Verschlechterung für psychisch kranke Flüchtlinge

Kritik an der Entscheidung des Landesrates äußerte am Mittwoch auch die ÖGPP. Eine Schließung verschlechtere die Situation der betreuten Bewohner nur noch mehr, hieß es in einer Aussendung.

24 unbegleitete minderjährige Flüchtlinge sowie 37 Menschen mit besonderem Betreuungsbedarf und deren Angehörige leben derzeit in dem Flüchtlingsquartier. Neben Menschen im Rollstuhl, Krebspatienten und Pflegefällen sind darunter auch Traumatisierte und psychisch Kranke. Der ÖGPP sei "aus fachlicher Sicht verwundert und bestürzt", dass die Einrichtung aufgrund des tragischen Vorfalls geschlossen werden soll.

Missionare: "Flüchtlinge sollen bleiben"

Auch der Orden der Steyler Missionare, in dessen Haus sich die Asylunterkunft befindet, spricht sich gegen die Entscheidung von Waldhäusl aus. Eine Verlegung sei nicht im Sinne der Bewohner, hieß es am Dienstag: "Die Flüchtlinge sollen bleiben dürfen." Vor 26 Jahren hatten die Steyler Missionare von St. Gabriel ihr Haus für Flüchtlinge aus dem Bosnienkrieg geöffnet. Seither betreut die Caritas in einem Flügel des Missionshauses Flüchtlinge.

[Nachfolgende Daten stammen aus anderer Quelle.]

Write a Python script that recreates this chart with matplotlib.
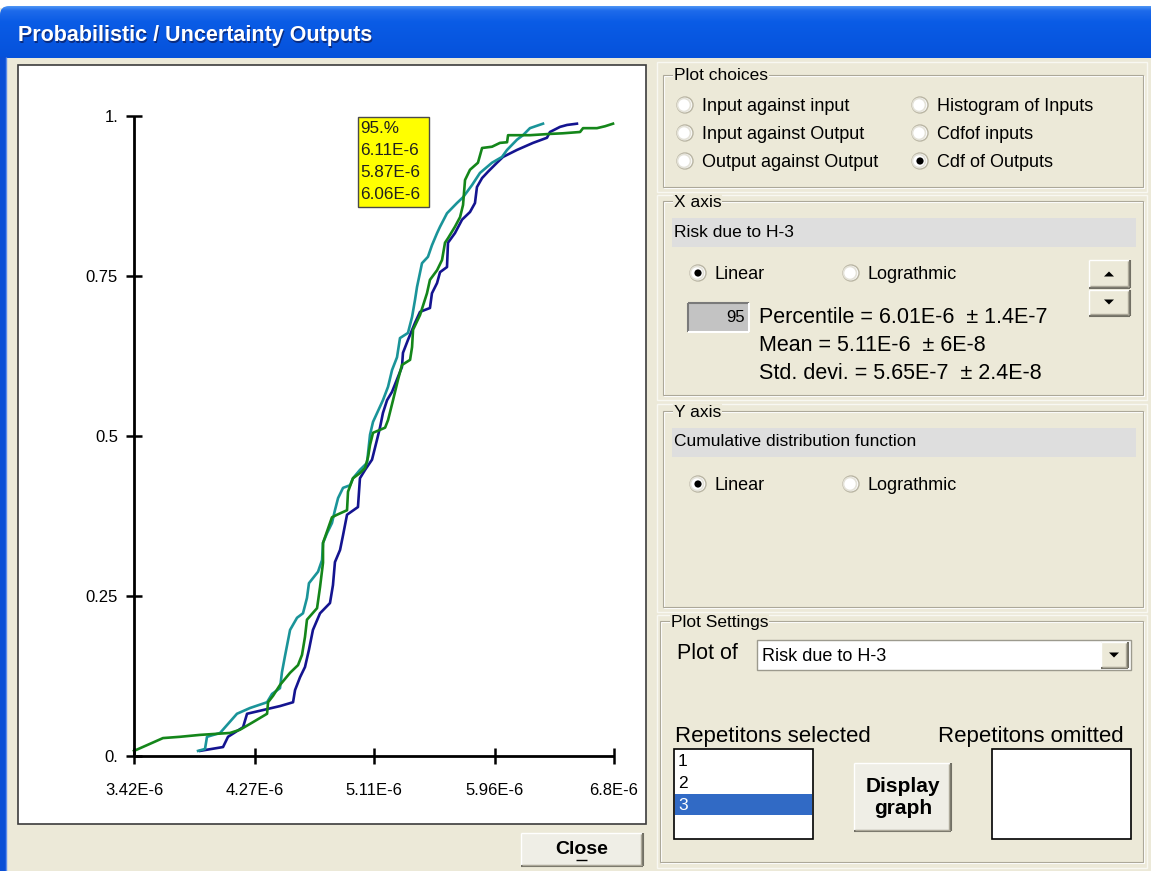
import numpy as np
import matplotlib.pyplot as plt
from matplotlib.patches import Rectangle, Circle, Polygon, FancyBboxPatch

plt.rcParams['font.family'] = ['Liberation Sans', 'DejaVu Sans']

W, H = 1151, 871
BEIGE = '#ECE9D8'

# CDF of the output for each repetition, x in units of 1E-6
rep1_x = [3.885, 4.047, 4.082, 4.188, 4.216, 4.448, 4.540, 4.554, 4.589, 4.624,
          4.652, 4.680, 4.730, 4.800, 4.821, 4.835, 4.871, 4.892, 4.920, 4.997,
          5.011, 5.047, 5.096, 5.131, 5.152, 5.173, 5.202, 5.237, 5.307, 5.314,
          5.349, 5.399, 5.434, 5.504, 5.518, 5.554, 5.575, 5.624, 5.631, 5.680,
          5.730, 5.786, 5.821, 5.835, 5.871, 5.913, 5.976, 6.018, 6.117, 6.230,
          6.328, 6.349, 6.420, 6.469, 6.539]
rep1_y = [0.008, 0.014, 0.030, 0.045, 0.066, 0.078, 0.084, 0.103, 0.123, 0.139,
          0.166, 0.197, 0.223, 0.239, 0.267, 0.303, 0.322, 0.345, 0.377, 0.389,
          0.434, 0.447, 0.463, 0.494, 0.513, 0.536, 0.556, 0.569, 0.608, 0.630,
          0.650, 0.677, 0.694, 0.700, 0.723, 0.739, 0.756, 0.764, 0.802, 0.817,
          0.838, 0.850, 0.864, 0.889, 0.903, 0.913, 0.927, 0.936, 0.947, 0.958,
          0.966, 0.975, 0.983, 0.986, 0.988]

rep2_x = [3.871, 3.920, 3.934, 4.026, 4.145, 4.237, 4.357, 4.392, 4.448, 4.462,
          4.483, 4.519, 4.568, 4.610, 4.638, 4.652, 4.716, 4.744, 4.751, 4.779,
          4.814, 4.835, 4.857, 4.892, 4.941, 4.962, 5.011, 5.061, 5.068, 5.082,
          5.103, 5.173, 5.209, 5.237, 5.272, 5.293, 5.349, 5.378, 5.399, 5.413,
          5.448, 5.490, 5.518, 5.554, 5.575, 5.624, 5.694, 5.737, 5.800, 5.856,
          5.941, 6.011, 6.047, 6.117, 6.159, 6.208, 6.300]
rep2_y = [0.008, 0.011, 0.030, 0.036, 0.066, 0.075, 0.084, 0.097, 0.106, 0.131,
          0.156, 0.197, 0.216, 0.223, 0.247, 0.270, 0.288, 0.306, 0.333, 0.348,
          0.364, 0.384, 0.403, 0.419, 0.423, 0.434, 0.447, 0.458, 0.473, 0.502,
          0.522, 0.556, 0.577, 0.603, 0.623, 0.653, 0.661, 0.686, 0.713, 0.733,
          0.770, 0.780, 0.798, 0.817, 0.827, 0.848, 0.864, 0.873, 0.892, 0.911,
          0.927, 0.936, 0.947, 0.963, 0.970, 0.981, 0.988]

rep3_x = [3.420, 3.512, 3.624, 3.744, 3.885, 4.096, 4.166, 4.251, 4.357, 4.364,
          4.399, 4.448, 4.519, 4.575, 4.603, 4.624, 4.638, 4.709, 4.730, 4.751,
          4.751, 4.814, 4.850, 4.920, 4.927, 4.962, 5.011, 5.047, 5.068, 5.082,
          5.103, 5.188, 5.209, 5.244, 5.279, 5.307, 5.364, 5.378, 5.385, 5.434,
          5.483, 5.504, 5.554, 5.589, 5.610, 5.631, 5.680, 5.716, 5.737, 5.751,
          5.786, 5.842, 5.871, 5.941, 5.997, 6.047, 6.054, 6.208, 6.349, 6.441,
          6.561, 6.582, 6.680, 6.737, 6.793]
rep3_y = [0.008, 0.017, 0.028, 0.030, 0.033, 0.036, 0.041, 0.052, 0.066, 0.084,
          0.094, 0.111, 0.130, 0.142, 0.158, 0.186, 0.213, 0.231, 0.264, 0.302,
          0.333, 0.373, 0.377, 0.384, 0.413, 0.434, 0.442, 0.450, 0.467, 0.486,
          0.505, 0.513, 0.525, 0.556, 0.588, 0.611, 0.619, 0.639, 0.666, 0.689,
          0.723, 0.744, 0.759, 0.775, 0.802, 0.809, 0.827, 0.842, 0.861, 0.900,
          0.916, 0.927, 0.950, 0.952, 0.958, 0.959, 0.970, 0.970, 0.972, 0.973,
          0.975, 0.981, 0.981, 0.984, 0.988]

x_ticks = [3.42, 4.27, 5.11, 5.96, 6.8]
x_tick_labels = ["3.42E-6", "4.27E-6", "5.11E-6", "5.96E-6", "6.8E-6"]
y_ticks = [0, 0.25, 0.5, 0.75, 1.0]
y_tick_labels = ["0.", "0.25", "0.5", "0.75", "1."]

marker_lines = ["95.%", "6.11E-6", "5.87E-6", "6.06E-6"]
choices_left = ["Input against input", "Input against Output", "Output against Output"]
choices_right = ["Histogram of Inputs", "Cdfof inputs", "Cdf of Outputs"]
variable_name = "Risk due to H-3"
percentile = "95"
stats_lines = ["Percentile = 6.01E-6  \u00b1 1.4E-7",
               "Mean = 5.11E-6  \u00b1 6E-8",
               "Std. devi. = 5.65E-7  \u00b1 2.4E-8"]
repetitions = ["1", "2", "3"]

fig = plt.figure(figsize=(W / 100, H / 100), dpi=100)
fig.patch.set_facecolor('white')

# whole window is drawn in pixel units on one background axes
ui = fig.add_axes([0, 0, 1, 1])
ui.set_axis_off()


def rect(x0, y0, x1, y1, fc='none', ec='none', lw=1.0, z=1):
    ui.add_patch(Rectangle((x0, y0), x1 - x0, y1 - y0, fc=fc, ec=ec, lw=lw, zorder=z))


def hline(x0, x1, y, c, lw=1.0, z=2):
    ui.plot([x0, x1], [y, y], color=c, lw=lw, zorder=z, solid_capstyle='butt')


def vline(x, y0, y1, c, lw=1.0, z=2):
    ui.plot([x, x], [y0, y1], color=c, lw=lw, zorder=z, solid_capstyle='butt')


def label(x, y, s, size=13, ha='left', **kw):
    # small downward nudge so the glyphs sit on the same line as the widgets
    ui.text(x, y + 1.5, s, fontsize=size, va='center', ha=ha, zorder=4, **kw)


def raised(x0, y0, x1, y1, fc=BEIGE):
    rect(x0, y0, x1, y1, fc=fc)
    hline(x0, x1, y0, 'white')
    vline(x0, y0, y1, 'white')
    hline(x0, x1, y1, '#716F64', lw=1.5)
    vline(x1, y0, y1, '#716F64', lw=1.5)
    hline(x0 + 1, x1 - 1, y1 - 1.5, '#ACA899')
    vline(x1 - 1.5, y0 + 1, y1 - 1, '#ACA899')


def group_box(x0, y0, x1, y1, text):
    rect(x0 + 1, y0 + 1, x1 + 1, y1 + 1, ec='white', lw=0.8)
    rect(x0, y0, x1, y1, ec='#ACA899', lw=0.8)
    ui.text(x0 + 11, y0 + 1, text, fontsize=12.5, va='center', ha='left', zorder=3,
            bbox=dict(fc=BEIGE, ec='none', pad=0.5))


def radio(cx, cy, text, checked=False):
    ui.add_patch(Circle((cx, cy), 8, fc='white', ec='#B8B4A2', lw=1.0, zorder=3))
    ui.add_patch(Circle((cx - 1, cy), 6.5, fc='none', ec='#E4E2D8', lw=1.2, zorder=3))
    if checked:
        ui.add_patch(Circle((cx, cy), 3.6, fc='black', ec='none', zorder=4))
    label(cx + 17, cy, text, size=13)


def triangle(cx, cy, up=True, s=5):
    d = -s / 2 if up else s / 2
    ui.add_patch(Polygon([(cx - s, cy - d), (cx + s, cy - d), (cx, cy + d)],
                         closed=True, fc='black', ec='none', zorder=4))


# window body and frame
rect(0, 0, W, H, fc=BEIGE, z=0)
rect(0, 0, W, 8, fc='white', z=0.5)
grad = np.linspace(0, 1, 60)[:, None]
title_colors = np.stack([np.interp(grad, [0, 0.08, 0.3, 1], c)
                         for c in ([0.30, 0.12, 0.04, 0.02],
                                   [0.58, 0.42, 0.36, 0.32],
                                   [0.96, 0.92, 0.90, 0.86])], axis=-1)
title_img = ui.imshow(np.repeat(title_colors, 4, axis=1), extent=(0, W, 58, 6),
                      aspect='auto', zorder=1, interpolation='bilinear')
clip = FancyBboxPatch((0, 6), W + 30, 80, boxstyle='round,pad=0,rounding_size=9',
                      transform=ui.transData, fc='none', ec='none')
ui.add_patch(clip)
title_img.set_clip_path(clip)
rect(0, 57, 7, H, fc='#0A4FD6', z=1)
vline(6.5, 57, H, '#5C8CEB', lw=1.0)
ui.text(19, 37, "Probabilistic / Uncertainty Outputs", color='#0A2C80', fontsize=15.5,
        fontweight='bold', va='center', ha='left', zorder=2)
ui.text(18, 36, "Probabilistic / Uncertainty Outputs", color='white', fontsize=15.5,
        fontweight='bold', va='center', ha='left', zorder=3)

# white chart panel
rect(18, 65, 646, 824, fc='white', ec='#3C3C3C', lw=1.2)

# yellow marker box
rect(358, 117, 429, 207, fc='#FFFF00', ec='#4A4A4A', lw=1.0, z=3)
for i, line in enumerate(marker_lines):
    label(360, 127 + 22 * i, line, size=12.3, color='#202020')

# Close button
raised(521, 833, 643, 866, fc='#EFEEE6')
label(582, 848, "Close", size=14, ha='center', fontweight='bold')
hline(576, 587, 860, 'black', lw=1.0, z=4)

# right hand panels
for y0, y1 in [(62, 192), (195, 400), (404, 612), (615, 868)]:
    rect(657, y0, 1147, y1, ec='#F8F8F2', lw=1.0)

group_box(663, 75, 1143, 187, "Plot choices")
for i, (a, b) in enumerate(zip(choices_left, choices_right)):
    radio(685, 105 + 28 * i, a)
    radio(920, 105 + 28 * i, b, checked=(i == 2))

group_box(663, 201, 1143, 395, "X axis")
rect(672, 218, 1136, 247, fc='#DEDEDE')
label(674, 231, variable_name, size=12.5)
radio(698, 273, "Linear", checked=True)
radio(851, 273, "Lograthmic")
raised(1089, 260, 1130, 288)
raised(1089, 290, 1130, 316)
triangle(1109, 274, up=True)
triangle(1109, 302, up=False)
rect(688, 303, 749, 332, fc='#C3C3C3')
hline(688, 749, 303.5, '#7A7A7A', lw=1.5)
vline(688.5, 303, 332, '#7A7A7A', lw=1.5)
hline(688, 749, 332, 'white', lw=1.5)
vline(749, 303, 332, 'white', lw=1.5)
label(745, 316, percentile, size=12, ha='right')
for i, line in enumerate(stats_lines):
    label(759, 316 + 28 * i, line, size=15.5)

group_box(663, 411, 1143, 607, "Y axis")
rect(672, 428, 1136, 457, fc='#DEDEDE')
label(674, 440, "Cumulative distribution function", size=12.5)
radio(698, 484, "Linear", checked=True)
radio(851, 484, "Lograthmic")

group_box(660, 621, 1143, 862, "Plot Settings")
label(677, 652, "Plot of", size=15.5)
rect(757, 640, 1131, 670, fc='white', ec='#9C9A8E', lw=1.0)
raised(1101, 642, 1128, 668)
triangle(1114, 655, up=False)
label(762, 655, variable_name, size=13)
label(675, 735, "Repetitons selected", size=16)
label(938, 735, "Repetitons omitted", size=16)
rect(674, 749, 813, 839, fc='white', ec='black', lw=1.2)
rect(675, 794, 812, 815, fc='#316AC5', z=2)
for i, rep in enumerate(repetitions):
    label(678, 760 + 22 * i, rep, size=12.5, color='white' if i == 2 else 'black')
rect(992, 749, 1131, 839, fc='white', ec='black', lw=1.2)
raised(854, 763, 951, 831, fc='#EFEEE6')
label(903, 785, "Display", size=15, ha='center', fontweight='bold')
label(903, 807, "graph", size=15, ha='center', fontweight='bold')

ui.set_xlim(0, W)
ui.set_ylim(H, 0)

# CDF plot area
ax = fig.add_axes([134 / W, (H - 756) / H, 480 / W, 640 / H])
ax.set_facecolor('none')
ax.plot(rep1_x, rep1_y, color='#141490', lw=1.9, clip_on=False)
ax.plot(rep2_x, rep2_y, color='#1A9499', lw=1.9, clip_on=False)
ax.plot(rep3_x, rep3_y, color='#14861A', lw=1.9, clip_on=False)
ax.set_xlim(3.42, 6.8)
ax.set_ylim(0, 1)
ax.set_xticks(x_ticks, x_tick_labels)
ax.set_yticks(y_ticks, y_tick_labels)
for side in ['top', 'right']:
    ax.spines[side].set_visible(False)
for side in ['left', 'bottom']:
    ax.spines[side].set_linewidth(2.0)
    ax.spines[side].set_color('black')
    ax.spines[side].set_capstyle('butt')
ax.tick_params(axis='both', direction='inout', length=11, width=1.8, labelsize=12)
ax.tick_params(axis='x', pad=14)
ax.tick_params(axis='y', pad=6)

fig.savefig('out.png', dpi=100)
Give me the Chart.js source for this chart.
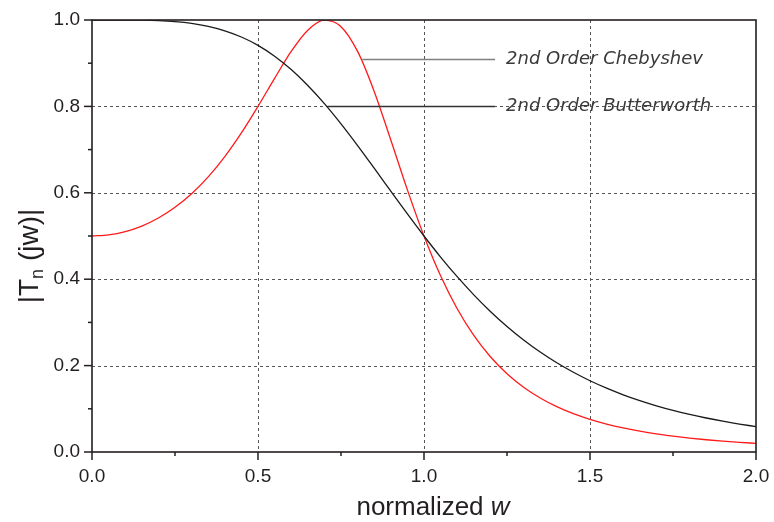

An der Menschenkette in St. Gabriel nahmen laut Kathpress unter anderem der Provinzial der Steyler Missionare, Stephan Dähler, Vizeprovinzial Franz Helm, Rektor Toni Fencz und der frühere "Missio"-Generalsekretär Jakob Mitterhöfer teil. Sie hätten trotz strömenden Regens zeigen wollen: "Unser Haus steht für Flüchtlinge weiterhin offen!", so die Ordensgemeinschaft am Mittwoch auf Facebook. Sie appellierten zudem an Landeshauptfrau Johanna Mikl-Leitner (ÖVP), auf den Landesrat einzuwirken.

Wohin die Bewohner von St. Gabriel verlegt werden sollen, stehe bereits fest, sagte die Sprecherin Waldhäusls. Die minderjährigen Flüchtlinge sollen in ein Haus der Jungarbeiterbeweung in Mödling übersiedeln. Wohin die restlichen Bewohner kommen, darüber gab es am Mittwoch noch keine Auskunft. Gegenüber der "Presse" kündigte Waldhäusls Sprecherin aber eine "24 Stunden"- sowie psychiatrische Betreuung für die Betroffenen an. Die Jugendlichen sollen Anfang nächster Woche in das neue Quartier kommen, die restlichen Bewohner spätestens Anfang Juli.